My model has an R² of ~0.71, which means it explains about 71% of the variation in win percentage.


Step 9: My Conclusions

Here is what I found:

  1. Elite/Contender teams win more. My ANOVA confirmed that the average win rate of ~61% for Elite teams vs. ~34% for Rebuilding teams is statistically significant — it is not just random noise.

  2. Branding language predicts attendance. I found that Elite teams draw about 3,600 more fans per game than Rebuilding teams, and this holds even after I account for arena size.

  3. Social media is heavily influenced by market size. Teams like the Lakers and Knicks have massive followings partly because of their cities, not just their branding. I noticed engagement rate is more evenly distributed across categories.

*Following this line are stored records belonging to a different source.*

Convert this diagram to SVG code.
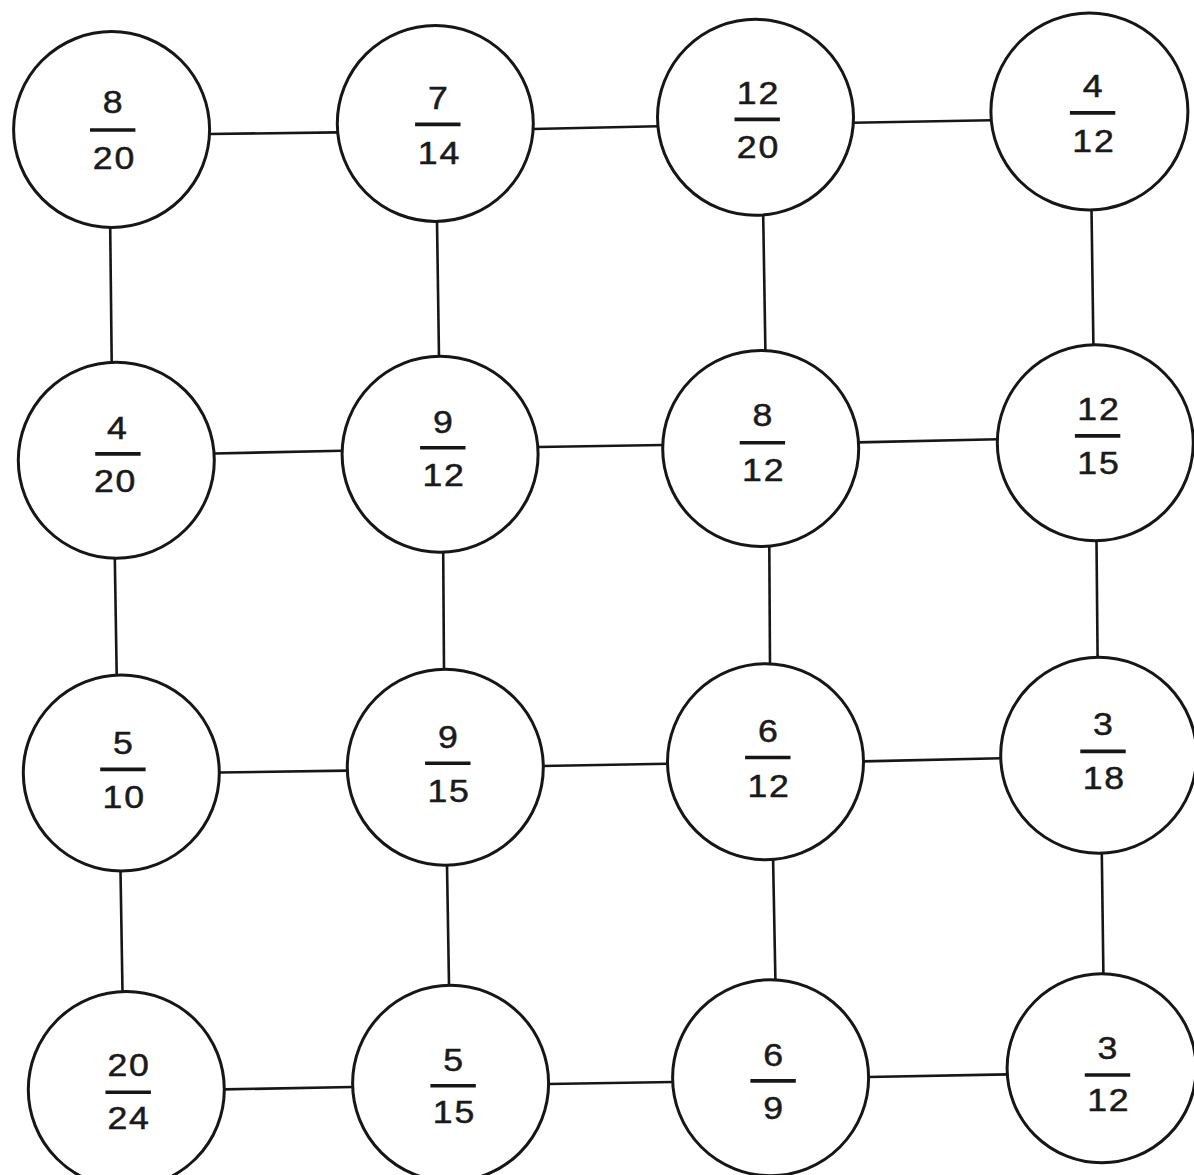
<svg xmlns="http://www.w3.org/2000/svg" width="1194" height="1175" viewBox="0 0 1194 1175">
<style>
.node circle{fill:#fff;stroke:#161616;stroke-width:3}
.bar{stroke:#161616;stroke-width:3.6}
.num{font-family:"Liberation Sans",Arial,sans-serif;font-size:31px;fill:#1a1a1a;stroke:#1a1a1a;stroke-width:0.5;text-anchor:middle}
#connectors line{stroke:#161616;stroke-width:2.6}
</style>
<rect width="1194" height="1175" fill="#fff"/>
<g id="connectors">
<line x1="209" y1="134" x2="338" y2="132.4"/>
<line x1="533" y1="129" x2="658" y2="126.3"/>
<line x1="853" y1="122.8" x2="991" y2="120.2"/>
<line x1="214" y1="453.5" x2="342" y2="450.8"/>
<line x1="538" y1="447" x2="663" y2="445"/>
<line x1="858" y1="442.4" x2="998" y2="439.3"/>
<line x1="219" y1="772.5" x2="348" y2="770.6"/>
<line x1="542" y1="766" x2="668" y2="763.7"/>
<line x1="863" y1="761.4" x2="1001" y2="758.3"/>
<line x1="224" y1="1089.4" x2="353" y2="1087"/>
<line x1="548" y1="1084" x2="673" y2="1082"/>
<line x1="868" y1="1077" x2="1008" y2="1074.4"/>
<line x1="110.2" y1="227" x2="111.7" y2="362"/>
<line x1="114.8" y1="558" x2="116.7" y2="675"/>
<line x1="120.5" y1="871" x2="122.5" y2="992"/>
<line x1="437" y1="221" x2="439" y2="357"/>
<line x1="443.2" y1="552" x2="444" y2="670"/>
<line x1="447" y1="865" x2="449" y2="985"/>
<line x1="763.2" y1="215" x2="765.4" y2="351"/>
<line x1="769.3" y1="546" x2="770" y2="664"/>
<line x1="773.1" y1="860" x2="775.4" y2="980"/>
<line x1="1091.5" y1="209" x2="1093.4" y2="345"/>
<line x1="1096.5" y1="541" x2="1097.6" y2="658"/>
<line x1="1101.8" y1="853" x2="1103.4" y2="975"/>
</g>
<g id="n-8-20" class="node"><circle cx="111.6" cy="129.6" r="98"/><line class="bar" x1="90" y1="130" x2="135.4" y2="130"/><text class="num" transform="translate(112.7 113) scale(1.15 1)">8</text><text class="num" transform="translate(113.5 169) scale(1.15 1)" x="-9.4 9.4">20</text></g>
<g id="n-7-14" class="node"><circle cx="435.3" cy="123.4" r="98"/><line class="bar" x1="415.1" y1="124.4" x2="460.5" y2="124.4"/><text class="num" transform="translate(437.8 108.5) scale(1.15 1)">7</text><text class="num" transform="translate(438.5 163.5) scale(1.15 1)" x="-9.4 9.4">14</text></g>
<g id="n-12-20" class="node"><circle cx="755.5" cy="117.3" r="98"/><line class="bar" x1="734.5" y1="119.4" x2="779.9" y2="119.4"/><text class="num" transform="translate(757.5 103.7) scale(1.15 1)" x="-9.4 9.4">12</text><text class="num" transform="translate(757.5 158.4) scale(1.15 1)" x="-9.4 9.4">20</text></g>
<g id="n-4-12" class="node"><circle cx="1089.4" cy="111.4" r="98.5"/><line class="bar" x1="1069.9" y1="112.9" x2="1115.3" y2="112.9"/><text class="num" transform="translate(1092.6 97.2) scale(1.15 1)">4</text><text class="num" transform="translate(1093 151.5) scale(1.15 1)" x="-9.4 9.4">12</text></g>
<g id="n-4-20" class="node"><circle cx="116.3" cy="460.2" r="98"/><line class="bar" x1="95.2" y1="453.9" x2="140.6" y2="453.9"/><text class="num" transform="translate(117 438.7) scale(1.15 1)">4</text><text class="num" transform="translate(114.7 491.5) scale(1.15 1)" x="-9.4 9.4">20</text></g>
<g id="n-9-12" class="node"><circle cx="440.1" cy="454.3" r="98"/><line class="bar" x1="420.1" y1="447.8" x2="465.5" y2="447.8"/><text class="num" transform="translate(442.8 432.8) scale(1.15 1)">9</text><text class="num" transform="translate(443.2 486.4) scale(1.15 1)" x="-9.4 9.4">12</text></g>
<g id="n-8-12" class="node"><circle cx="760.7" cy="448.5" r="98"/><line class="bar" x1="739.7" y1="442.8" x2="785.1" y2="442.8"/><text class="num" transform="translate(762.4 426.3) scale(1.15 1)">8</text><text class="num" transform="translate(762.8 481) scale(1.15 1)" x="-9.4 9.4">12</text></g>
<g id="n-12-15" class="node"><circle cx="1095.3" cy="442.8" r="98"/><line class="bar" x1="1074.9" y1="435.9" x2="1120.3" y2="435.9"/><text class="num" transform="translate(1098 419.8) scale(1.15 1)" x="-9.4 9.4">12</text><text class="num" transform="translate(1098 474) scale(1.15 1)" x="-9.4 9.4">15</text></g>
<g id="n-5-10" class="node"><circle cx="121.3" cy="773" r="98"/><line class="bar" x1="100.2" y1="769.4" x2="145.6" y2="769.4"/><text class="num" transform="translate(122.9 753.7) scale(1.15 1)">5</text><text class="num" transform="translate(123.3 808) scale(1.15 1)" x="-9.4 9.4">10</text></g>
<g id="n-9-15" class="node"><circle cx="445.3" cy="767.3" r="98"/><line class="bar" x1="425.1" y1="763.3" x2="470.5" y2="763.3"/><text class="num" transform="translate(447.8 747.6) scale(1.15 1)">9</text><text class="num" transform="translate(448.2 802.3) scale(1.15 1)" x="-9.4 9.4">15</text></g>
<g id="n-6-12" class="node"><circle cx="765.5" cy="761.8" r="98"/><line class="bar" x1="745.1" y1="757.5" x2="790.5" y2="757.5"/><text class="num" transform="translate(767.8 742.2) scale(1.15 1)">6</text><text class="num" transform="translate(768.2 796.6) scale(1.15 1)" x="-9.4 9.4">12</text></g>
<g id="n-3-18" class="node"><circle cx="1098.7" cy="755.2" r="98"/><line class="bar" x1="1080.3" y1="751.4" x2="1125.7" y2="751.4"/><text class="num" transform="translate(1103 735.3) scale(1.15 1)">3</text><text class="num" transform="translate(1103.4 789) scale(1.15 1)" x="-9.4 9.4">18</text></g>
<g id="n-20-24" class="node"><circle cx="126.3" cy="1089.5" r="98"/><line class="bar" x1="105.5" y1="1092.3" x2="150.9" y2="1092.3"/><text class="num" transform="translate(128.2 1076.3) scale(1.15 1)" x="-9.4 9.4">20</text><text class="num" transform="translate(128.2 1128.6) scale(1.15 1)" x="-9.4 9.4">24</text></g>
<g id="n-5-15" class="node"><circle cx="450.6" cy="1083.3" r="98"/><line class="bar" x1="430.4" y1="1085.7" x2="475.8" y2="1085.7"/><text class="num" transform="translate(453.1 1071.3) scale(1.15 1)">5</text><text class="num" transform="translate(453.5 1123) scale(1.15 1)" x="-9.4 9.4">15</text></g>
<g id="n-6-9" class="node"><circle cx="770.6" cy="1077.7" r="98"/><line class="bar" x1="750.4" y1="1080.9" x2="795.8" y2="1080.9"/><text class="num" transform="translate(773.1 1065.6) scale(1.15 1)">6</text><text class="num" transform="translate(773.1 1118.8) scale(1.15 1)">9</text></g>
<g id="n-3-12" class="node"><circle cx="1101.6" cy="1068.3" r="94.5"/><line class="bar" x1="1084.8" y1="1075" x2="1130.2" y2="1075"/><text class="num" transform="translate(1107.5 1059) scale(1.15 1)">3</text><text class="num" transform="translate(1107.9 1111.3) scale(1.15 1)" x="-9.4 9.4">12</text></g>
</svg>
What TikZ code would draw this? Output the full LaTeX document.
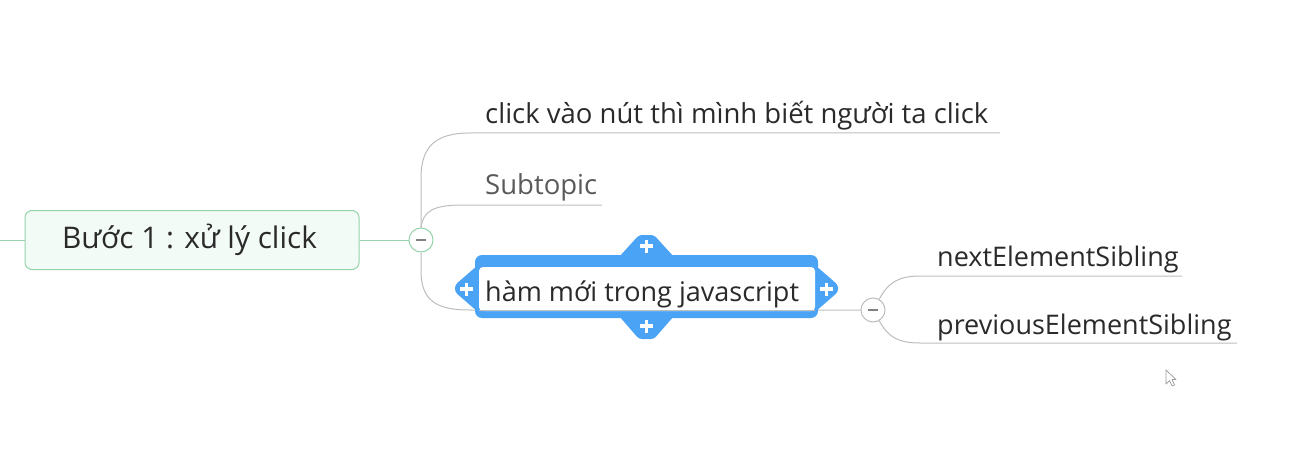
\documentclass[tikz,border=0pt]{standalone}
\usepackage{fontspec}
\setmainfont{Open Sans}
\definecolor{grn}{HTML}{94D3AC}
\definecolor{grnfill}{HTML}{F3FBF6}
\definecolor{gry}{HTML}{BDBDBD}
\definecolor{blu}{HTML}{4BA3F5}
\definecolor{txt}{HTML}{2A2A2A}
\definecolor{subt}{HTML}{5A5A5A}
\tikzset{
  mainbox/.style={draw=grn, fill=grnfill, line width=1pt, rounded corners=7pt, minimum width=334pt, minimum height=59pt, inner sep=0pt, text=txt, font=\fontsize{29.8}{34}\selectfont},
  lbl/.style={anchor=base west, inner sep=0pt, text=txt, font=\fontsize{27}{31}\selectfont},
  collapser/.style={circle, draw=#1, fill=white, line width=1pt, minimum size=24pt, inner sep=0pt},
  conn/.style={draw=gry, line width=1pt},
  gconn/.style={draw=grn, line width=1pt},
  plus/.style={draw=white, line width=3.4pt},
}
\begin{document}
\begin{tikzpicture}[x=1pt,y=-1pt]
\useasboundingbox (0,0) rectangle (1315,476);
% nodes
\node[mainbox] (main) at (192,240) {\hspace*{-5pt}Bước 1 : xử lý click};
\coordinate (lstart) at (0,240);
\node[collapser=grn] (c1) at (421,240) {};
\node[lbl, font=\fontsize{27.5}{31}\selectfont] (t1) at (485,124) {click vào nút thì mình biết người ta click};
\node[lbl, text=subt, font=\fontsize{27.5}{31}\selectfont] (t2) at (485,194) {Subtopic};
\node[collapser=gry] (c2) at (873,310) {};
\node[lbl] (t4) at (937,266) {nextElementSibling};
\node[lbl] (t5) at (937,334) {previousElementSibling};
\coordinate (e1) at (1000,133);
\coordinate (e2) at (602,205);
\coordinate (e4) at (1182,276);
\coordinate (e5) at (1237,343);
% green connectors
\draw[gconn] (lstart) -- (main.west);
\draw[gconn] (main.east) -- (c1.west);
% gray connectors
\draw[conn] (c1.north) -- (421,178) .. controls (421,146) and (436,133) .. (470,133) -- (e1);
\draw[conn] (c1.north) .. controls (423,212) and (432,205) .. (462,205) -- (e2);
\draw[conn] (c1.south) -- (421,270) .. controls (421,300) and (435,310) .. (470,310) -- (c2.west);
\draw[conn] (c2.60) .. controls (888,283) and (898,276) .. (920,276) -- (e4);
\draw[conn] (c2.-60) .. controls (888,337) and (898,343) .. (920,343) -- (e5);
% selected topic (blue frame)
\fill[blu, rounded corners=3pt] (619,257) -- (639,235) -- (654,235) -- (674,257) -- cycle;
\fill[blu, rounded corners=3pt] (619,316) -- (639,339) -- (654,339) -- (674,316) -- cycle;
\fill[blu, rounded corners=3pt] (478,265) -- (455,285) -- (455,292) -- (478,312) -- cycle;
\fill[blu, rounded corners=3pt] (815,265) -- (838,285) -- (838,292) -- (815,312) -- cycle;
\fill[blu, rounded corners=7pt] (475,255) rectangle (818,318);
\fill[white, rounded corners=4pt] (479,267) rectangle (815,311);
\draw[conn] (479,310) -- (815,310);
\node[lbl] (t3) at (485,301) {hàm mới trong javascript};
% plus signs
\draw[plus] (640,246) -- (653,246) (646.5,239.5) -- (646.5,252.5);
\draw[plus] (640,326) -- (653,326) (646.5,319.5) -- (646.5,332.5);
\draw[plus] (460,289) -- (473,289) (466.5,282.5) -- (466.5,295.5);
\draw[plus] (820,289) -- (833,289) (826.5,282.5) -- (826.5,295.5);
% minus signs in collapsers
\draw[line width=1.8pt, draw=gray] ([xshift=-5pt]c1.center) -- ([xshift=5pt]c1.center);
\draw[line width=1.8pt, draw=gray] ([xshift=-5pt]c2.center) -- ([xshift=5pt]c2.center);
% mouse pointer
\draw[draw=gray!80, fill=white, line width=0.7pt, line join=round] (1166,370) -- (1166,384) -- (1169.5,380.5) -- (1172,386) -- (1174.5,385) -- (1172,379.5) -- (1176,379.5) -- cycle;
\end{tikzpicture}
\end{document}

  4. Language adds explanatory power beyond just stats. Even after I controlled for city size and franchise age, branding category remained a significant predictor of win percentage (R² = 0.71). This suggests the language is not purely a reflection of results.


Limitations

  • My study is correlational — I cannot claim that using “elite” language causes a team to win more. It likely reflects reality rather than drives it.
  • My keyword matching is not perfect — some teams use mixed language and could reasonably fit more than one category.
  • I used attendance as a proxy for popularity since actual ticket sales data is not publicly available.
  • My social media data is a point-in-time snapshot and does not capture how follower counts have changed over time.